Day 1 is a public event structured around panels and student presentations. Day 2 is a closed session for academic staff and industry practitioners, focused on curriculum design and the AI Transparency Framework. Both days produce published outputs shared across all partner institutions.
FRONTIERS is structured as a student programme event. Participation as part of a module requirement, assessed live brief, or curriculum field trip may sit differently within institutional travel and budget frameworks than standard conference attendance.
Visit the FRONTIERS site →A full-day public programme on AI, work, and careers in tourism. Four panels: the four-day working week, the Gen Z career divide, AI and employability, and HR ethics and monitoring. The day closes with a Student Takeover: Masters design challenges, sprint outputs, and thesis work presented to an industry audience.
A working day for academic staff and industry practitioners. Morning: student pitches on client case studies alongside a parallel lecturer forum. Afternoon: collaborative curriculum design and AI Transparency Framework deep dive, with outputs shared across all partner institutions as published material.
Winning student teams from the Day 1 design sprints are invited to present at CAMPUS 2026 in the Turku Archipelago, Finland, the following week, in front of an international industry audience.
The programme connects partner institutions to the destination organisations that are actively working on the challenges tourism graduates will encounter professionally. This operates as a structured partnership with defined routes for collaboration through the Applied Research Programme, FRONTIERS, and the wider DTTT network.
Through the Applied Research Programme, partner institutions gain structured access to live challenges from destination management organisations across Europe and beyond. These are real questions that real organisations need help thinking through, not hypothetical briefs.
Partner institutions bring their own networks into the programme. Connections to university research partnership networks, regional academic clusters, and European applied sciences institutions all strengthen the partnership and extend the reach of the industry collaboration model. Institutions already connected to networks such as RUN-EU can bring those relationships into the programme.
Students and staff at partner institutions engage directly with destination professionals through FRONTIERS, the Applied Research Programme, and the wider DTTT network, the people who are hiring graduates, assessing research, and shaping the direction of the sector.
There is currently no community that specifically serves applied sciences tourism institutions, focused on practice, skills, and career outcomes rather than academic research output. This programme is building that community from 2026. The institutions that join now help shape what it becomes.
IFITT serves research-oriented tourism academics well. This programme serves a different community, specifically applied sciences institutions where the primary measure of success is graduate employability and professional capability. The two networks are complementary rather than in competition.

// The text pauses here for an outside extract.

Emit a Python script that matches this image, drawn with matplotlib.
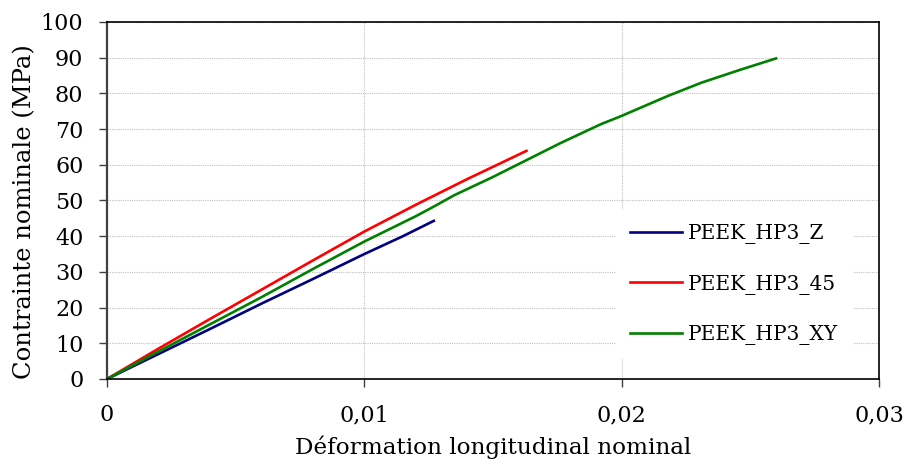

The programme is structured in three access layers. Institutions take the institutional access layer as their foundation, and the student cohort certification layer scales with the size of the cohort they want to put through it. Individual students can also access the certification independently.
FRONTIERS 2026 marks the full launch. We are working with a small founding cohort of institutions now, ahead of the September open intake.
Existing DTTT academia members are invited to join at their current membership rate for the 2026–27 year as founding partners. We ask in return that you bring one other institution into the conversation at FRONTIERS 2026.